How to Model The Following Question as an Adiabatic Process? I was recently trying to attempt this question which was on 2019 JEE Advanced Physics Paper 2.
The question is as follows-


A small particle of mass m moving inside a heavy, hollow and straight tube along the tube axis undergoes elastic collision at two ends. The tube has no friction and it is closed at one end by a flat surface while the other end is fitted with a heavy movable flat piston as shown in figure. When the distance of the piston from closed end is $$L=L_{0}$$ the particle speed is $$v=v_{0}$$
The piston is moved inward at a very low speed V such that $$V<<(dL/L)v_{0}$$
Where dL is the infinitesimal displacement of the piston.

The choices given are

a)The particle’s kinetic energy increases by a factor of 4 when the piston is moved inward from $L_{0}$ to $\frac{L_0}{2}$

b)After each collision with the piston, the particle speed increases by $2V$
c)If the piston moves inward by $dL$, the particle speed increases by $2V.\frac{dL}{L}$
d)The rate at which the particle strikes the piston is $\frac{v}{L}$

I was able to solve the question by using Newtonian Mechanics by calculating the collision frequency and using the coefficient of restitution etc. to find all the required answers however the question in itself seemed to indicate or resemble some sort of a Adiabatic process with a slow moving piston hence I decided to think if I can model it as an Adiabatic or in general some sort of thermodynamic process? I have tried a few attempts but nothing of use has come up.
 A: This is a quite neat question, but the condition
$$V\ll \frac{d L}{L} v_0$$
was kind of confusing to me. In retrospect I understand it, but I think this is just badly written and that makes the question hard. How I really solved the question was by thinking about the full problem and then asking how it could be simplified if we assumed that the particle was somehow moving much faster than the piston and then seeing where that takes me.
So let's get to it. The point of the adiabatic treatment is to imagine that before the piston moves even a tiny bit, the particle goes back and forth so many times one can essentially average over these collisions to describe the long-term evolution of the system. This is true if the time between the collisions is much shorter than the time it takes for the piston to hit the end of the tube. The time between collisions is
$$\Delta t_{col} \sim \frac{2L}{v}$$
where I put the approximate $\sim$ since $L$ is evolving and the precise computation of $t_{col}$ would be more involved.
The time for the piston to come to the end of the tube is
$$T_{pist} = \frac{L}{V}$$
The condition $t_{col}\ll T_{pist}$ then reduces to the requirement that $V \ll v$ at all times. We will see that $v$ grows in time, so it would actually be sufficient to require only $V \ll v_0$ without any enigmatic reference to quantities such as "$dL/L$".

Now let us take a look at the evolution of the system.
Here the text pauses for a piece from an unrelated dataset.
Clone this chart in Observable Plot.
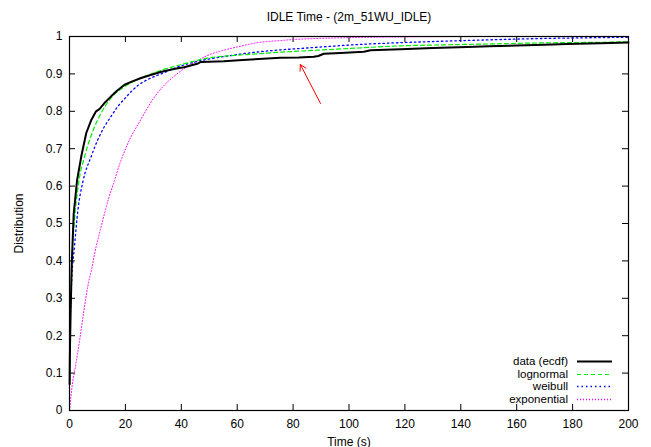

At every collision of the particle with the piston, the particle velocity grows by $2V$. You can see this by transforming into the rest-frame of the piston and treating the collision only as the particle bouncing off a static wall and then transforming back. Using the approximate formula for the time between collisions we obtain
$$\frac{\Delta v_{coll}}{\Delta t_{coll}} \approx \frac{V}{L} v$$
Note that this formula is valid up to other terms of relative size $V/v \ll 1$. We can also relate this to the change of $L$, since during $\Delta t_{coll}$ the piston will move by $\Delta L_{coll} = -V \Delta t_{coll}$. We then get
$$\frac{\Delta v_{coll}}{\Delta L_{coll}} \approx -\frac{v}{L}$$
Given the assumptions above, one can then describe the approximate evolution of the velocity smoothed over many collisions by the differential equation
$$\frac{d v}{dL} = -\frac{v}{L}$$
This can be integrated to yield
$$\frac{v}{v_0} = \frac{L_0}{L}$$
I believe that this sketch of the derivation gives you a good idea of how to work out the details and answer the question.